Hell yes, there is absolutely no reason for Internet access at office jobs and it's so weird that it's normal now. I wish my job would kill my internet.

demonic mnevice (Jon Lewis), Wednesday, 15 July 2015 22:22 (eight years ago) link

well, aside from every office function in the world being embedded in a web page now

j., Wednesday, 15 July 2015 22:24 (eight years ago) link

another rambling post.

i just reread the bbc article in the first post and it does sound eerily like what we have now, except you can 'virtually touch the surface' of those fragmented parts of the web. but to access them, you need to pay. or you need to find some hacky way to get inside. at one point, it seems corporations realised they couldn't get enough people to pay to make the Fragmented Web a reality, so they started pushing garbage content to make up for the little monetary incentive they do get. so now the web looks like one big money machine. if someone's not making money off you browsing the web, you're a waste of ip in a post-ipv4 world or something. they got data nerds to help them realise that one user may only be worth half a penny, but get somehow 1 million users, and we've got something going.
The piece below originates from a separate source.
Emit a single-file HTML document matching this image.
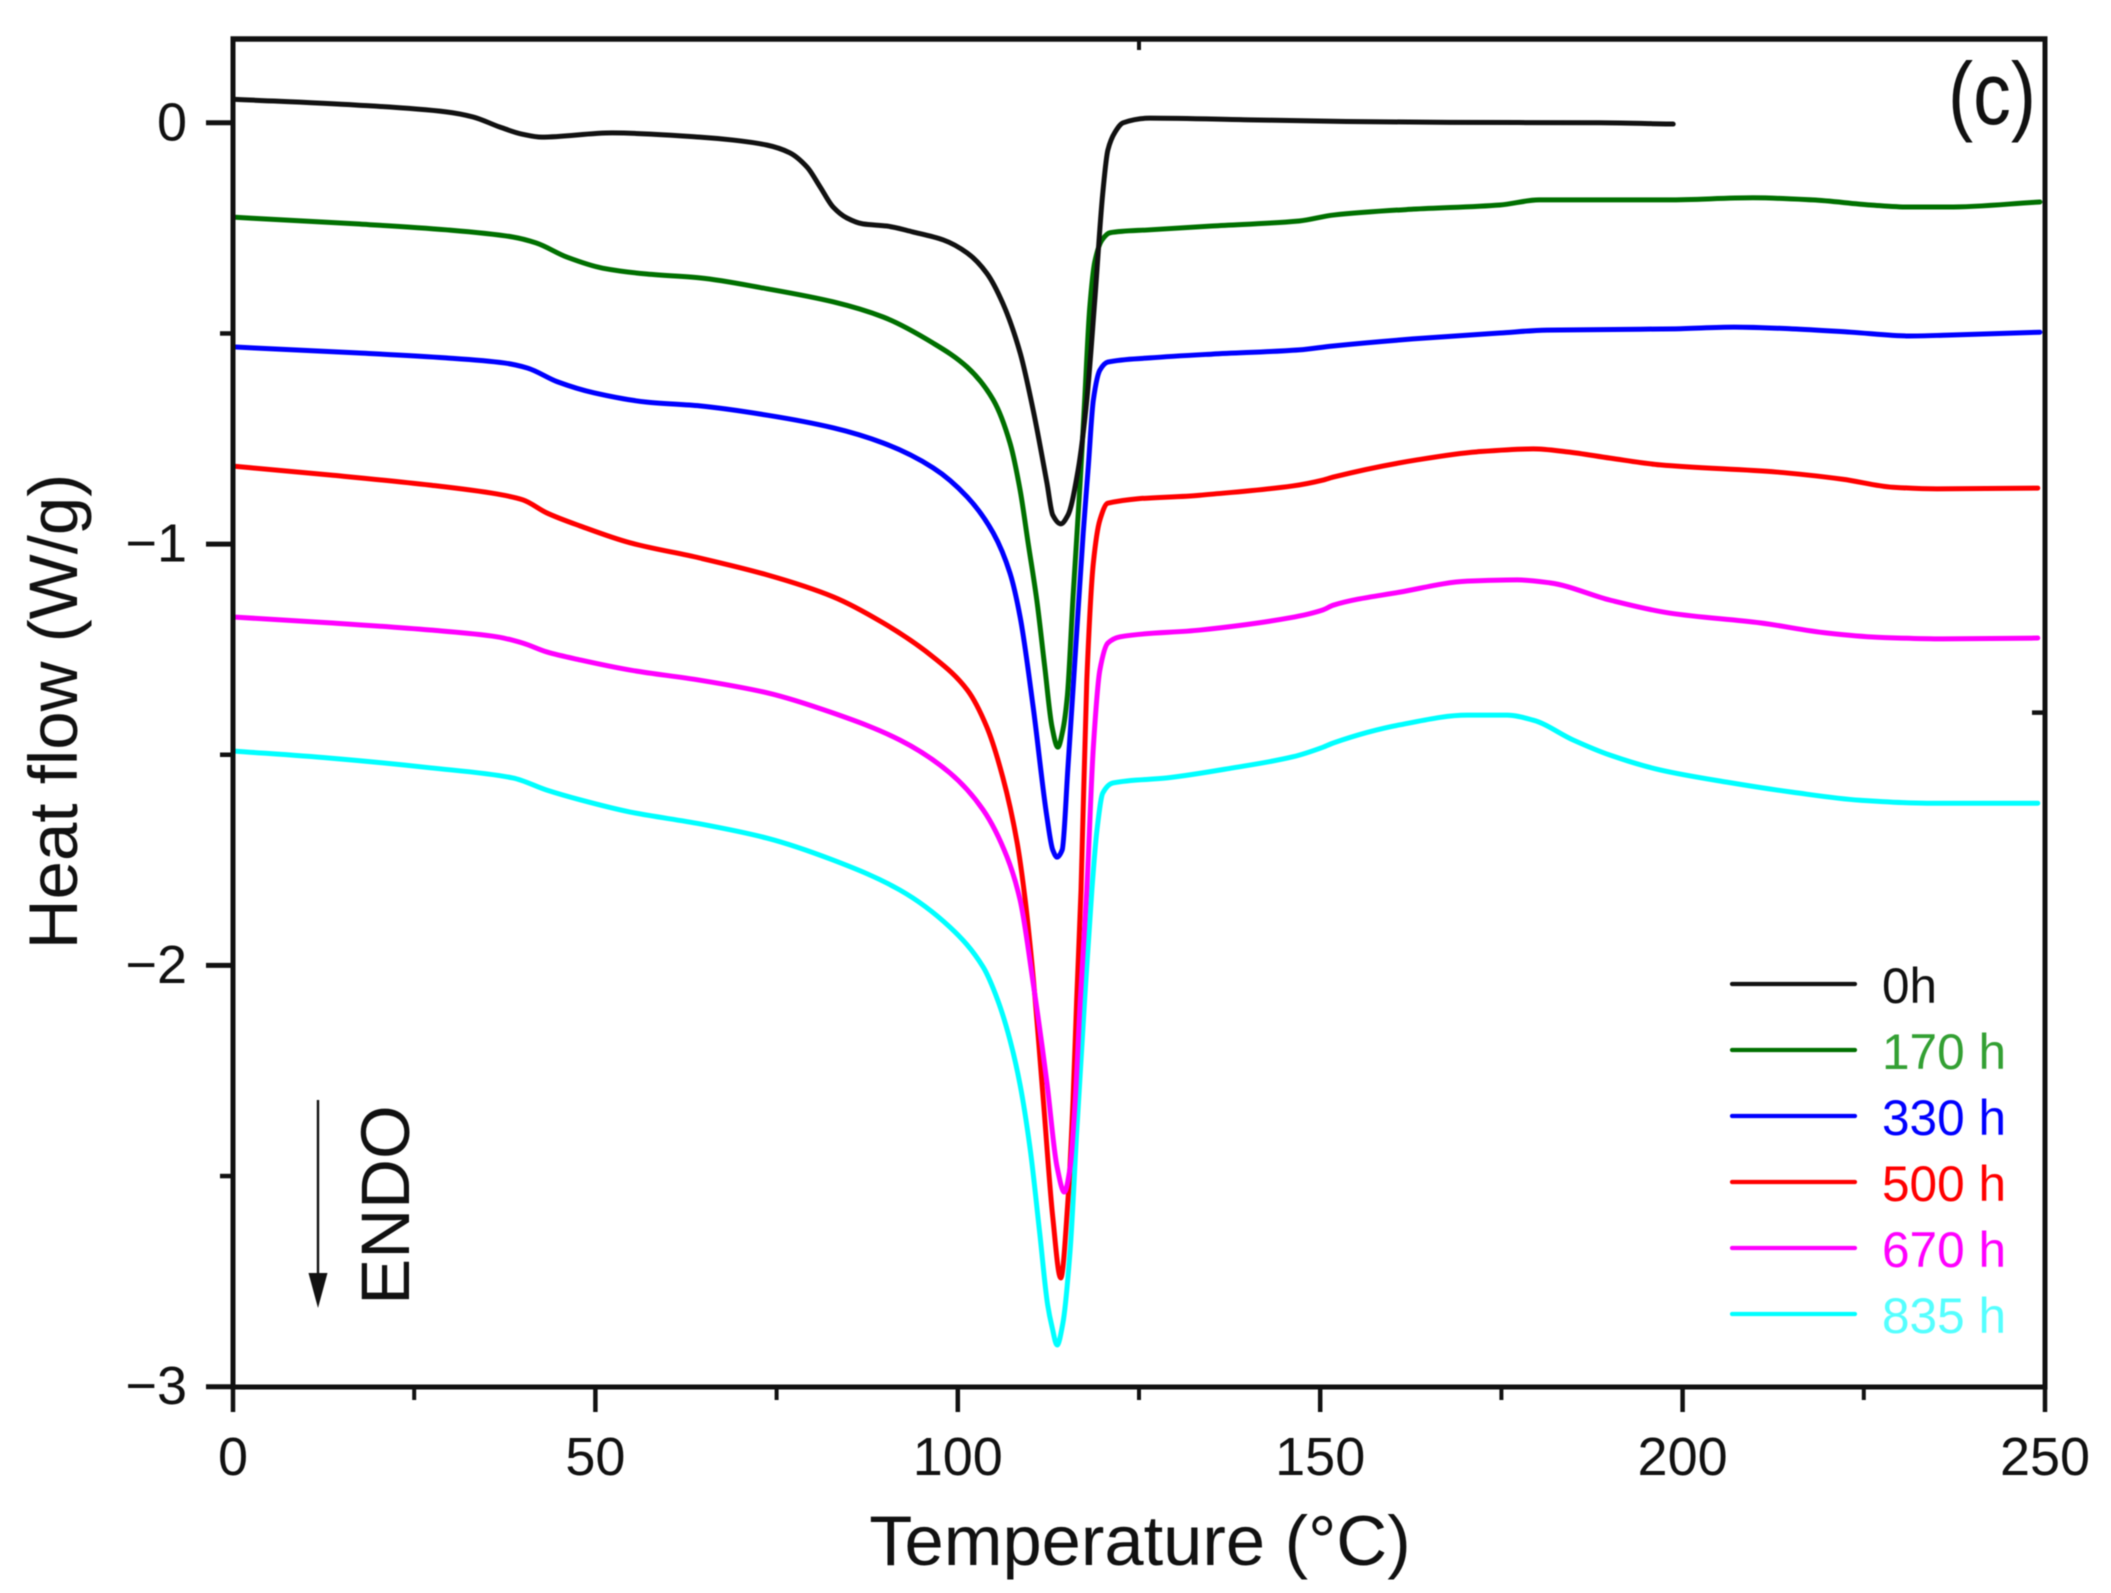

so, this kind of brings me to another, somewhat related topic.

i was rewatching david foster wallace's zdf interview done in 2003. he talks about how if entertainment companies want to get 20 or 30 million views/users, they need to appeal to our most base desires, which end up not being interesting. but these desires end up being things like sex, "vivid spectacle" and "easy humour" and things that look pretty and sexy. anyway. he goes on to suggest that people don't want this and in order for entertainment companies to survive, they will have to focus on a specialised topic or "niche", as he says. of course, the sad truth is that this was not how things happened. "niche" content/ideas/sites are dying in favour of specialty items that make my day-to-day tasks easier or at least help me finish them faster. it's like we've taken "convenience" to a whole other level that is beyond human thought, where we talk about robots replacing half of our jobs.

F♯ A♯ (∞), Wednesday, 15 July 2015 22:44 (eight years ago) link

Yeah what happens in the post work world?

Ma$e-en-scène (upper mississippi sh@kedown), Wednesday, 15 July 2015 23:04 (eight years ago) link

yeah. in the US you hear about code for america, as if the only jobs will be in tech. the "health industry" will also be important, they say. so the only two options in the future are either you're a code monkey or a nurse. the rest of you will be unemployed but who cares. how is that even sustainable? at one point artists and writers will have to be compensated in order to keep producing their artwork, unless we want a future like something out of that equilibrium movie. that's it. the future is just some bad sci-fi movie. or should i say syfy.

F♯ A♯ (∞), Wednesday, 15 July 2015 23:25 (eight years ago) link

the only two options in the future are either you're a code monkey or a nurse

lol this is bullshit if anything the future needs engineers (says the guy who works in engineering)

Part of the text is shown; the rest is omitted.